Of course, poverty by itself does not cause extremism, but on this scale feeds the sense of a separate identity. Crucially, this even afflicts more upwardly-mobile groups who often remain painfully aware of the unresolved problems in their wider communities. This was revealed in the path-breaking research of Quintan Wiktorowicz – now the White House senior director for global engagement at the U.S. National Security Council. Even more surprisingly, Professor Wiktorowicz, a former academic and author of the book Radical Islam Rising, found from his hundreds of interviews with British Islamists – many linked to al-Muhajiroun – that religious identity is not the root cause of violent radicalization. On the contrary, while very religious Muslims were the most resistant to radicalization, he found that those who did not have a strong grounding in Islam were most at risk of being attracted by Islamist extremism.
Perhaps even more counter-intuitively, despite entrenched social exclusion, studies show that British Muslim communities are largely integrated into British social and cultural life. A 2009 Gallup poll found that while only half the general British population identifies strongly as British, 77 per cent of Muslims in the UK identify very strongly as British, with 82 per cent affirming themselves as loyal to Britain. Although employment levels for British Muslims are at only 38 per cent, British Muslims have a higher confidence in the judiciary than the general public, and 67 per cent of them want to live in a neighbourhood that has a mix of ethnic and religious people – compared to 58 per cent of the general British public
The danger is that by blaming “state multiculturalism”, Cameron is not simply barking up the wrong tree, but undermining the good-will on both sides of the fence. As economic inequalities deepen under the impact of the coalition’s ill-conceived economic prescriptions, social cohesion will be challenged. Meanwhile, his speech will be exploited both by militant Muslims to vindicate their claims that the state is the avowed enemy of Islam, and by far-right extremists to legitimize their vendetta against minority and Muslim communities. Rather than dealing with the root causes of terrorism, this only makes our predicament far more volatile.
By blaming our longstanding celebration of diversity – a uniquely British value that stands us out from our European neighbours – Cameron is targeting precisely the principles that make our country strong.
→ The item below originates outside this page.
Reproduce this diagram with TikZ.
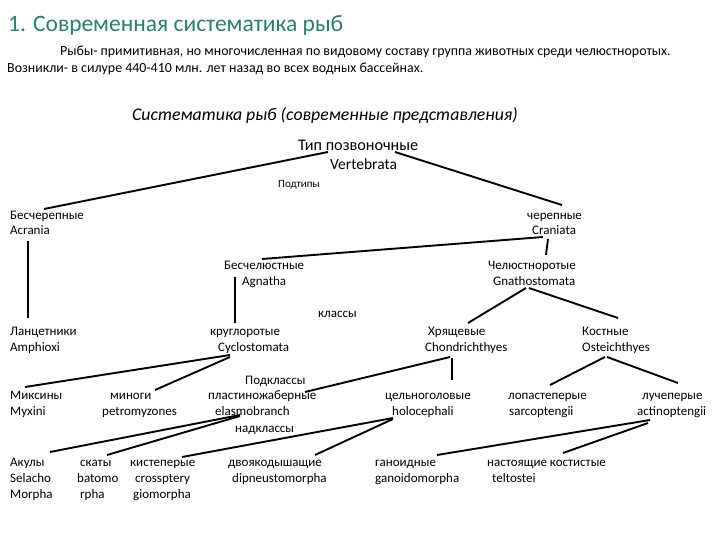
\documentclass[tikz,border=0pt]{standalone}
\usepackage{fontspec}
\setmainfont{Carlito}
\definecolor{titlecol}{RGB}{40,128,112}
\begin{document}
\begin{tikzpicture}[x=1pt,y=-1pt,
  lab/.style={anchor=base west, inner sep=0pt, font=\fontsize{13}{15}\selectfont},
  conn/.style={line width=1.9pt}]
\useasboundingbox[fill=white] (0,0) rectangle (720,540);
% headings
\node[lab, font=\fontsize{23.5}{26}\selectfont, text=titlecol] (title) at (8,32) {1. Современная систематика рыб};
\node[lab, font=\fontsize{13.9}{15}\selectfont] (p1) at (60,56) {Рыбы- примитивная, но многочисленная по видовому составу группа животных среди челюстноротых.};
\node[lab, font=\fontsize{13.9}{15}\selectfont] (p2) at (7,73) {Возникли- в силуре 440-410 млн. лет назад во всех водных бассейнах.};
\node[lab, font=\fontsize{17.8}{19}\itshape] (sub) at (132,121) {Систематика рыб (современные представления)};
% top
\node[lab, font=\fontsize{16.2}{17}\selectfont] (tip) at (298,151) {Тип позвоночные};
\node[lab, font=\fontsize{15.5}{17}\selectfont] (vert) at (330,170) {Vertebrata};
\node[lab, font=\fontsize{11}{13}\selectfont] (podtip) at (278,188) {Подтипы};
% level 2
\node[lab] (besch) at (10,219) {Бесчерепные};
\node[lab] (acrania) at (10,235) {Acrania};
\node[lab] (cher) at (527,219) {черепные};
\node[lab] (craniata) at (532,235) {Craniata};
% level 3
\node[lab] (beschel) at (224,269) {Бесчелюстные};
\node[lab] (agnatha) at (242,285) {Agnatha};
\node[lab] (chelust) at (488,269) {Челюстноротые};
\node[lab] (gnatho) at (493,285) {Gnathostomata};
\node[lab] (klassy) at (318,317) {классы};
% level 4
\node[lab] (lanc) at (10,335) {Ланцетники};
\node[lab] (amph) at (10,351) {Amphioxi};
\node[lab] (krugl) at (210,335) {круглоротые};
\node[lab] (cyclo) at (218,351) {Cyclostomata};
\node[lab] (hryash) at (428,335) {Хрящевые};
\node[lab] (chondr) at (425,351) {Chondrichthyes};
\node[lab] (kostn) at (582,335) {Костные};
\node[lab] (osteich) at (582,351) {Osteichthyes};
% level 5
\node[lab] (podkl) at (245,384) {Подклассы};
\node[lab] (miks) at (10,399) {Миксины};
\node[lab] (myxini) at (10,415) {Myxini};
\node[lab] (minogi) at (110,399) {миноги};
\node[lab] (petro) at (102,415) {petromyzones};
\node[lab] (plast) at (208,399) {пластиножаберные};
\node[lab] (elasmo) at (215,415) {elasmobranch};
\node[lab] (nadkl) at (235,432) {надклассы};
\node[lab] (celno) at (385,399) {цельноголовые};
\node[lab] (holo) at (392,415) {holocephali};
\node[lab] (lopast) at (508,399) {лопастеперые};
\node[lab] (sarco) at (509,415) {sarcoptengii};
\node[lab] (luch) at (642,399) {лучеперые};
\node[lab] (actino) at (637,415) {actinoptengii};
% level 6
\node[lab] (akul) at (10,466) {Акулы};
\node[lab] (selacho) at (10,482) {Selacho};
\node[lab] (morpha) at (10,498) {Morpha};
\node[lab] (skaty) at (80,466) {скаты};
\node[lab] (batomo) at (77,482) {batomo};
\node[lab] (rpha) at (80,498) {rpha};
\node[lab] (kist) at (130,466) {кистеперые};
\node[lab] (crossp) at (135,482) {crossptery};
\node[lab] (giomor) at (133,498) {giomorpha};
\node[lab] (dvoyak) at (228,466) {двоякодышащие};
\node[lab] (dipneu) at (232,482) {dipneustomorpha};
\node[lab] (ganoid) at (375,466) {ганоидные};
\node[lab] (ganoidm) at (375,482) {ganoidomorpha};
\node[lab] (nastoy) at (487,466) {настоящие костистые};
\node[lab] (teleo) at (492,482) {teltostei};
% connectors
\draw[conn] ([shift={(30,1)}]tip.base west) -- ([shift={(34,-10)}]besch.base west);
\draw[conn] ([shift={(97,1)}]tip.base west) -- ([shift={(35,-14)}]cher.base west);
\draw[conn] ([shift={(18,6)}]acrania.base west) -- ([shift={(18,-17)}]lanc.base west);
\draw[conn] ([shift={(11,2)}]craniata.base west) -- ([shift={(38,-10)}]beschel.base west);
\draw[conn] ([shift={(16,4)}]craniata.base west) -- ([shift={(58,-14)}]chelust.base west);
\draw[conn] ([shift={(-7,-8)}]agnatha.base west) -- ([shift={(25,-12)}]krugl.base west);
\draw[conn] ([shift={(33,3)}]gnatho.base west) -- ([shift={(40,-12)}]hryash.base west);
\draw[conn] ([shift={(36,3)}]gnatho.base west) -- ([shift={(36,-17)}]kostn.base west);
\draw[conn] ([shift={(12,4)}]cyclo.base west) -- ([shift={(15,-12)}]miks.base west);
\draw[conn] ([shift={(12,6)}]cyclo.base west) -- ([shift={(45,-9)}]minogi.base west);
\draw[conn] ([shift={(25,6)}]chondr.base west) -- ([shift={(97,-7)}]plast.base west);
\draw[conn] ([shift={(27,7)}]chondr.base west) -- ([shift={(67,-19)}]celno.base west);
\draw[conn] ([shift={(23,6)}]osteich.base west) -- ([shift={(42,-14)}]lopast.base west);
\draw[conn] ([shift={(25,6)}]osteich.base west) -- ([shift={(36,-16)}]luch.base west);
\draw[conn] ([shift={(25,0)}]elasmo.base west) -- ([shift={(40,-14)}]akul.base west);
\draw[conn] ([shift={(25,1)}]elasmo.base west) -- ([shift={(27,-11)}]skaty.base west);
\draw[conn] ([shift={(1,3)}]holo.base west) -- ([shift={(52,-9)}]kist.base west);
\draw[conn] ([shift={(1,4)}]holo.base west) -- ([shift={(87,-11)}]dvoyak.base west);
\draw[conn] ([shift={(13,5)}]actino.base west) -- ([shift={(62,-11)}]ganoid.base west);
\draw[conn] ([shift={(11,8)}]actino.base west) -- ([shift={(76,-13)}]nastoy.base west);
\end{tikzpicture}
\end{document}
If he really wants to deal with the scourge of Islamist extremism, he would do well to focus on encouraging the authorities to investigate and prosecute individuals linked to groups like al-Muhajiroun who remain at large despite breaking the law; on re-evaluating a U.S.-centric foreign policy that has empowered Islamists abroad who support extremists at home in the name of oil and geopolitics; and on addressing the social problems that working class communities of all ethnic and religious backgrounds are experiencing due to the bankrupt economic policies of successive British governments.